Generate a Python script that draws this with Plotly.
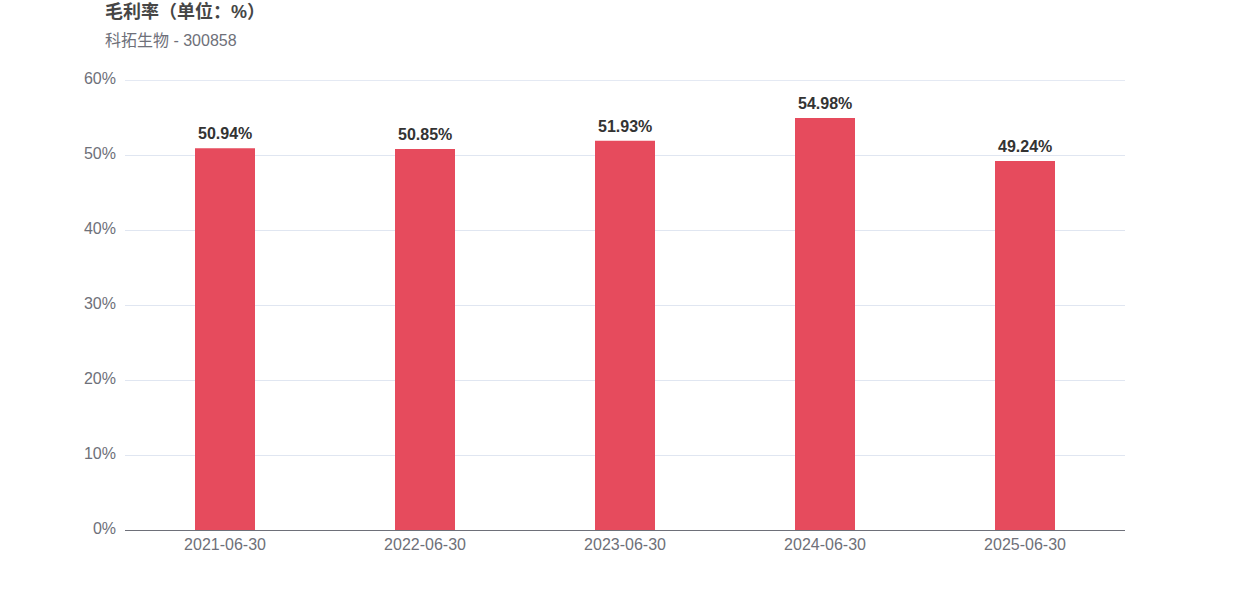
import plotly.graph_objects as go

categories = ["2021-06-30", "2022-06-30", "2023-06-30", "2024-06-30", "2025-06-30"]
values = [50.94, 50.85, 51.93, 54.98, 49.24]
labels = [f"{v:.2f}%" for v in values]
y_ticks = [0, 10, 20, 30, 40, 50, 60]
y_tick_text = [f"{t}%" for t in y_ticks]
title_text = "毛利率（单位：%）"
subtitle_text = "科拓生物 - 300858"

W, H = 1250, 600
l, r, t, b = 125, 125, 80, 70
pw, ph = W - l - r, H - t - b


def px_to_paper(xp, yp):
    return (xp - l) / pw, (H - b - yp) / ph


fig = go.Figure(go.Bar(
    x=categories, y=values,
    marker=dict(color="#E64B5D", line=dict(width=0)),
    hoverinfo="x+y",
))

annotations = [
    dict(x=c, y=v, xref="x", yref="y", text=f"<b>{lab}</b>", showarrow=False,
         yanchor="bottom", yshift=4,
         font=dict(family="Liberation Sans, Arial, sans-serif", size=16, color="#333333"))
    for c, v, lab in zip(categories, values, labels)
]
tx, ty = px_to_paper(103, 12)
sx, sy = px_to_paper(103, 40)
annotations += [
    dict(text=f"<b>{title_text}</b>", x=tx, y=ty, xref="paper", yref="paper",
         xanchor="left", yanchor="middle", showarrow=False,
         font=dict(family="Liberation Sans, Noto Sans CJK SC, sans-serif", size=18, color="#464646")),
    dict(text=subtitle_text, x=sx, y=sy, xref="paper", yref="paper",
         xanchor="left", yanchor="middle", showarrow=False,
         font=dict(family="Liberation Sans, Noto Sans CJK SC, sans-serif", size=16, color="#6E7079")),
]

fig.update_layout(
    width=W, height=H,
    margin=dict(l=l, r=r, t=t, b=b, pad=0),
    paper_bgcolor="white", plot_bgcolor="white",
    bargap=0.7,
    showlegend=False,
    font=dict(family="Liberation Sans, Arial, sans-serif", size=16, color="#6E7079"),
    xaxis=dict(
        type="category",
        showline=True, linecolor="#6E7079", linewidth=1,
        showgrid=False, ticks="", ticklabelstandoff=0,
        tickfont=dict(size=16, color="#6E7079"),
    ),
    yaxis=dict(
        range=[0, 60.05], tickvals=y_ticks, ticktext=y_tick_text,
        showgrid=True, gridcolor="#E0E6F1", gridwidth=1,
        zeroline=False, showline=False, ticks="",
        ticklabelstandoff=8, ticklabelshift=-2,
        tickfont=dict(size=16, color="#6E7079"),
    ),
    annotations=annotations,
    shapes=[dict(type="line", xref="paper", yref="y", x0=0, x1=1,
                 y0=y_ticks[-1], y1=y_ticks[-1], layer="below",
                 line=dict(color="#E0E6F1", width=1))],
)

fig.write_html(
    "out.html",
    config={"displayModeBar": False},
    post_script="document.body.style.margin='0';document.body.style.overflow='hidden';",
)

**Written exercise:**
Each line of the data should be quoted exactly, with pictures left out.

**Task answer:**
Generate a Python script that draws this with Plotly.
import plotly.graph_objects as go

categories = ["2021-06-30", "2022-06-30", "2023-06-30", "2024-06-30", "2025-06-30"]
values = [50.94, 50.85, 51.93, 54.98, 49.24]
labels = [f"{v:.2f}%" for v in values]
y_ticks = [0, 10, 20, 30, 40, 50, 60]
y_tick_text = [f"{t}%" for t in y_ticks]
title_text = "毛利率（单位：%）"
subtitle_text = "科拓生物 - 300858"

W, H = 1250, 600
l, r, t, b = 125, 125, 80, 70
pw, ph = W - l - r, H - t - b


def px_to_paper(xp, yp):
    return (xp - l) / pw, (H - b - yp) / ph


fig = go.Figure(go.Bar(
    x=categories, y=values,
    marker=dict(color="#E64B5D", line=dict(width=0)),
    hoverinfo="x+y",
))

annotations = [
    dict(x=c, y=v, xref="x", yref="y", text=f"<b>{lab}</b>", showarrow=False,
         yanchor="bottom", yshift=4,
         font=dict(family="Liberation Sans, Arial, sans-serif", size=16, color="#333333"))
    for c, v, lab in zip(categories, values, labels)
]
tx, ty = px_to_paper(103, 12)
sx, sy = px_to_paper(103, 40)
annotations += [
    dict(text=f"<b>{title_text}</b>", x=tx, y=ty, xref="paper", yref="paper",
         xanchor="left", yanchor="middle", showarrow=False,
         font=dict(family="Liberation Sans, Noto Sans CJK SC, sans-serif", size=18, color="#464646")),
    dict(text=subtitle_text, x=sx, y=sy, xref="paper", yref="paper",
         xanchor="left", yanchor="middle", showarrow=False,
         font=dict(family="Liberation Sans, Noto Sans CJK SC, sans-serif", size=16, color="#6E7079")),
]

fig.update_layout(
    width=W, height=H,
    margin=dict(l=l, r=r, t=t, b=b, pad=0),
    paper_bgcolor="white", plot_bgcolor="white",
    bargap=0.7,
    showlegend=False,
    font=dict(family="Liberation Sans, Arial, sans-serif", size=16, color="#6E7079"),
    xaxis=dict(
        type="category",
        showline=True, linecolor="#6E7079", linewidth=1,
        showgrid=False, ticks="", ticklabelstandoff=0,
        tickfont=dict(size=16, color="#6E7079"),
    ),
    yaxis=dict(
        range=[0, 60.05], tickvals=y_ticks, ticktext=y_tick_text,
        showgrid=True, gridcolor="#E0E6F1", gridwidth=1,
        zeroline=False, showline=False, ticks="",
        ticklabelstandoff=8, ticklabelshift=-2,
        tickfont=dict(size=16, color="#6E7079"),
    ),
    annotations=annotations,
    shapes=[dict(type="line", xref="paper", yref="y", x0=0, x1=1,
                 y0=y_ticks[-1], y1=y_ticks[-1], layer="below",
                 line=dict(color="#E0E6F1", width=1))],
)

fig.write_html(
    "out.html",
    config={"displayModeBar": False},
    post_script="document.body.style.margin='0';document.body.style.overflow='hidden';",
)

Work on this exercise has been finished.